STATED PROBLEM: Copy out every line exactly, passing over the pictures.
** START **
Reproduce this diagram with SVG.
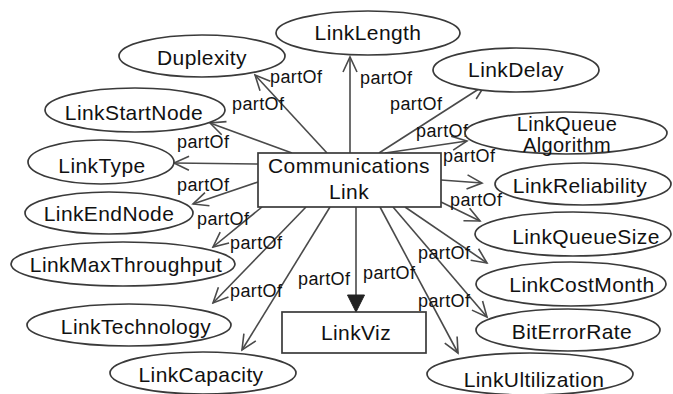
<svg xmlns="http://www.w3.org/2000/svg" width="673" height="394" viewBox="0 0 673 394">
  <defs>
    <style>
      .node ellipse, .node rect { fill: #fff; stroke: #3a3a3a; stroke-width: 1.7; }
      .node text { font-family: "Liberation Sans", Arial, sans-serif; font-size: 21px; letter-spacing: 0.4px; fill: #111; text-anchor: middle; }
      .node .tight { font-size: 20px; }
      .edges path { fill: none; stroke: #4a4a4a; stroke-width: 1.6; }
      .edges .part { marker-end: url(#open); }
      .edges .viz { marker-end: url(#solid); }
      .lbl { font-family: "Liberation Sans", Arial, sans-serif; font-size: 18px; letter-spacing: 0.4px; fill: #111; }
    </style>
    <marker id="open" viewBox="-16 -9 18 18" markerWidth="18" markerHeight="18" refX="0" refY="0" markerUnits="userSpaceOnUse" orient="auto">
      <path d="M-15,-7 L0,0 L-15,7" fill="none" stroke="#4a4a4a" stroke-width="1.6"/>
    </marker>
    <marker id="solid" viewBox="-18 -10 19 20" markerWidth="19" markerHeight="20" refX="0" refY="0" markerUnits="userSpaceOnUse" orient="auto">
      <path d="M-17,-8.5 L0,0 L-17,8.5 Z" fill="#222" stroke="#222" stroke-width="1"/>
    </marker>
  </defs>
  <rect width="673" height="394" fill="#fff"/>

  <!-- partOf connectors -->
  <g id="connectors" class="edges">
    <path class="part" d="M350,153 L350,57"/>
    <path class="part" d="M379,153 L485,85"/>
    <path class="part" d="M385,153 L467,141"/>
    <path class="part" d="M441,180 L482,183"/>
    <path class="part" d="M441,202 L480,221"/>
    <path class="part" d="M405,207 L487,263"/>
    <path class="part" d="M393,207 L487,317"/>
    <path class="part" d="M380,207 L458,353"/>
    <path class="viz" d="M356,207 L356,312"/>
    <path class="part" d="M330,207 L242,350"/>
    <path class="part" d="M306,207 L213,303"/>
    <path class="part" d="M262,207 L213,247"/>
    <path class="part" d="M258,182 L193,204"/>
    <path class="part" d="M258,164 L174,163"/>
    <path class="part" d="M292,153 L210,123"/>
    <path class="part" d="M327,153 L255,75"/>
  </g>

  <!-- edge labels -->
  <g id="edge-labels">
    <text class="lbl" x="360" y="84">partOf</text>
    <text class="lbl" x="390" y="110">partOf</text>
    <text class="lbl" x="416" y="137">partOf</text>
    <text class="lbl" x="443" y="162">partOf</text>
    <text class="lbl" x="450" y="206">partOf</text>
    <text class="lbl" x="418" y="259">partOf</text>
    <text class="lbl" x="418" y="307">partOf</text>
    <text class="lbl" x="363" y="279">partOf</text>
    <text class="lbl" x="298" y="285">partOf</text>
    <text class="lbl" x="230" y="297">partOf</text>
    <text class="lbl" x="230" y="249">partOf</text>
    <text class="lbl" x="197" y="225">partOf</text>
    <text class="lbl" x="177" y="191">partOf</text>
    <text class="lbl" x="177" y="148">partOf</text>
    <text class="lbl" x="232" y="110">partOf</text>
    <text class="lbl" x="270" y="83">partOf</text>
  </g>

  <g id="CommunicationsLink" class="node">
    <rect x="258" y="153" width="183" height="54"/>
    <text x="349" y="173">Communications</text>
    <text x="349" y="199">Link</text>
  </g>
  <g id="LinkViz" class="node">
    <rect x="282" y="312" width="144" height="41"/>
    <text x="356" y="340">LinkViz</text>
  </g>

  <g id="LinkLength" class="node">
    <ellipse cx="368" cy="33" rx="92" ry="22"/>
    <text x="368" y="40">LinkLength</text>
  </g>
  <g id="LinkDelay" class="node">
    <ellipse cx="516" cy="70" rx="83" ry="22"/>
    <text x="516" y="77">LinkDelay</text>
  </g>
  <g id="Duplexity" class="node">
    <ellipse cx="202" cy="56" rx="83" ry="21"/>
    <text x="202" y="65">Duplexity</text>
  </g>
  <g id="LinkStartNode" class="node">
    <ellipse cx="135" cy="110" rx="90" ry="22"/>
    <text x="134" y="120">LinkStartNode</text>
  </g>
  <g id="LinkType" class="node">
    <ellipse cx="101" cy="162" rx="73" ry="22"/>
    <text x="102" y="173">LinkType</text>
  </g>
  <g id="LinkEndNode" class="node">
    <ellipse cx="109" cy="213" rx="84" ry="21"/>
    <text x="109" y="221">LinkEndNode</text>
  </g>
  <g id="LinkMaxThroughput" class="node">
    <ellipse cx="123" cy="264" rx="112" ry="22"/>
    <text x="126" y="272">LinkMaxThroughput</text>
  </g>
  <g id="LinkTechnology" class="node">
    <ellipse cx="129" cy="325" rx="102" ry="21"/>
    <text x="136" y="334">LinkTechnology</text>
  </g>
  <g id="LinkCapacity" class="node">
    <ellipse cx="203" cy="373" rx="93" ry="21"/>
    <text x="201" y="382">LinkCapacity</text>
  </g>
  <g id="LinkQueueAlgorithm" class="node">
    <ellipse cx="566" cy="133" rx="101" ry="21"/>
    <text class="tight" x="567" y="131">LinkQueue</text>
    <text class="tight" x="567" y="152">Algorithm</text>
  </g>
  <g id="LinkReliability" class="node">
    <ellipse cx="583" cy="184" rx="88" ry="21"/>
    <text x="580" y="193">LinkReliability</text>
  </g>
  <g id="LinkQueueSize" class="node">
    <ellipse cx="573" cy="234" rx="98" ry="22"/>
    <text x="586" y="244">LinkQueueSize</text>
  </g>
  <g id="LinkCostMonth" class="node">
    <ellipse cx="571" cy="284" rx="95" ry="22"/>
    <text x="582" y="292">LinkCostMonth</text>
  </g>
  <g id="BitErrorRate" class="node">
    <ellipse cx="568" cy="330" rx="92" ry="21"/>
    <text x="572" y="339">BitErrorRate</text>
  </g>
  <g id="LinkUltilization" class="node">
    <ellipse cx="530" cy="374" rx="103" ry="21"/>
    <text x="534" y="387">LinkUltilization</text>
  </g>
</svg>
** END **
TASK ANSWER:
Reproduce this diagram with SVG.
<svg xmlns="http://www.w3.org/2000/svg" width="673" height="394" viewBox="0 0 673 394">
  <defs>
    <style>
      .node ellipse, .node rect { fill: #fff; stroke: #3a3a3a; stroke-width: 1.7; }
      .node text { font-family: "Liberation Sans", Arial, sans-serif; font-size: 21px; letter-spacing: 0.4px; fill: #111; text-anchor: middle; }
      .node .tight { font-size: 20px; }
      .edges path { fill: none; stroke: #4a4a4a; stroke-width: 1.6; }
      .edges .part { marker-end: url(#open); }
      .edges .viz { marker-end: url(#solid); }
      .lbl { font-family: "Liberation Sans", Arial, sans-serif; font-size: 18px; letter-spacing: 0.4px; fill: #111; }
    </style>
    <marker id="open" viewBox="-16 -9 18 18" markerWidth="18" markerHeight="18" refX="0" refY="0" markerUnits="userSpaceOnUse" orient="auto">
      <path d="M-15,-7 L0,0 L-15,7" fill="none" stroke="#4a4a4a" stroke-width="1.6"/>
    </marker>
    <marker id="solid" viewBox="-18 -10 19 20" markerWidth="19" markerHeight="20" refX="0" refY="0" markerUnits="userSpaceOnUse" orient="auto">
      <path d="M-17,-8.5 L0,0 L-17,8.5 Z" fill="#222" stroke="#222" stroke-width="1"/>
    </marker>
  </defs>
  <rect width="673" height="394" fill="#fff"/>

  <!-- partOf connectors -->
  <g id="connectors" class="edges">
    <path class="part" d="M350,153 L350,57"/>
    <path class="part" d="M379,153 L485,85"/>
    <path class="part" d="M385,153 L467,141"/>
    <path class="part" d="M441,180 L482,183"/>
    <path class="part" d="M441,202 L480,221"/>
    <path class="part" d="M405,207 L487,263"/>
    <path class="part" d="M393,207 L487,317"/>
    <path class="part" d="M380,207 L458,353"/>
    <path class="viz" d="M356,207 L356,312"/>
    <path class="part" d="M330,207 L242,350"/>
    <path class="part" d="M306,207 L213,303"/>
    <path class="part" d="M262,207 L213,247"/>
    <path class="part" d="M258,182 L193,204"/>
    <path class="part" d="M258,164 L174,163"/>
    <path class="part" d="M292,153 L210,123"/>
    <path class="part" d="M327,153 L255,75"/>
  </g>

  <!-- edge labels -->
  <g id="edge-labels">
    <text class="lbl" x="360" y="84">partOf</text>
    <text class="lbl" x="390" y="110">partOf</text>
    <text class="lbl" x="416" y="137">partOf</text>
    <text class="lbl" x="443" y="162">partOf</text>
    <text class="lbl" x="450" y="206">partOf</text>
    <text class="lbl" x="418" y="259">partOf</text>
    <text class="lbl" x="418" y="307">partOf</text>
    <text class="lbl" x="363" y="279">partOf</text>
    <text class="lbl" x="298" y="285">partOf</text>
    <text class="lbl" x="230" y="297">partOf</text>
    <text class="lbl" x="230" y="249">partOf</text>
    <text class="lbl" x="197" y="225">partOf</text>
    <text class="lbl" x="177" y="191">partOf</text>
    <text class="lbl" x="177" y="148">partOf</text>
    <text class="lbl" x="232" y="110">partOf</text>
    <text class="lbl" x="270" y="83">partOf</text>
  </g>

  <g id="CommunicationsLink" class="node">
    <rect x="258" y="153" width="183" height="54"/>
    <text x="349" y="173">Communications</text>
    <text x="349" y="199">Link</text>
  </g>
  <g id="LinkViz" class="node">
    <rect x="282" y="312" width="144" height="41"/>
    <text x="356" y="340">LinkViz</text>
  </g>

  <g id="LinkLength" class="node">
    <ellipse cx="368" cy="33" rx="92" ry="22"/>
    <text x="368" y="40">LinkLength</text>
  </g>
  <g id="LinkDelay" class="node">
    <ellipse cx="516" cy="70" rx="83" ry="22"/>
    <text x="516" y="77">LinkDelay</text>
  </g>
  <g id="Duplexity" class="node">
    <ellipse cx="202" cy="56" rx="83" ry="21"/>
    <text x="202" y="65">Duplexity</text>
  </g>
  <g id="LinkStartNode" class="node">
    <ellipse cx="135" cy="110" rx="90" ry="22"/>
    <text x="134" y="120">LinkStartNode</text>
  </g>
  <g id="LinkType" class="node">
    <ellipse cx="101" cy="162" rx="73" ry="22"/>
    <text x="102" y="173">LinkType</text>
  </g>
  <g id="LinkEndNode" class="node">
    <ellipse cx="109" cy="213" rx="84" ry="21"/>
    <text x="109" y="221">LinkEndNode</text>
  </g>
  <g id="LinkMaxThroughput" class="node">
    <ellipse cx="123" cy="264" rx="112" ry="22"/>
    <text x="126" y="272">LinkMaxThroughput</text>
  </g>
  <g id="LinkTechnology" class="node">
    <ellipse cx="129" cy="325" rx="102" ry="21"/>
    <text x="136" y="334">LinkTechnology</text>
  </g>
  <g id="LinkCapacity" class="node">
    <ellipse cx="203" cy="373" rx="93" ry="21"/>
    <text x="201" y="382">LinkCapacity</text>
  </g>
  <g id="LinkQueueAlgorithm" class="node">
    <ellipse cx="566" cy="133" rx="101" ry="21"/>
    <text class="tight" x="567" y="131">LinkQueue</text>
    <text class="tight" x="567" y="152">Algorithm</text>
  </g>
  <g id="LinkReliability" class="node">
    <ellipse cx="583" cy="184" rx="88" ry="21"/>
    <text x="580" y="193">LinkReliability</text>
  </g>
  <g id="LinkQueueSize" class="node">
    <ellipse cx="573" cy="234" rx="98" ry="22"/>
    <text x="586" y="244">LinkQueueSize</text>
  </g>
  <g id="LinkCostMonth" class="node">
    <ellipse cx="571" cy="284" rx="95" ry="22"/>
    <text x="582" y="292">LinkCostMonth</text>
  </g>
  <g id="BitErrorRate" class="node">
    <ellipse cx="568" cy="330" rx="92" ry="21"/>
    <text x="572" y="339">BitErrorRate</text>
  </g>
  <g id="LinkUltilization" class="node">
    <ellipse cx="530" cy="374" rx="103" ry="21"/>
    <text x="534" y="387">LinkUltilization</text>
  </g>
</svg>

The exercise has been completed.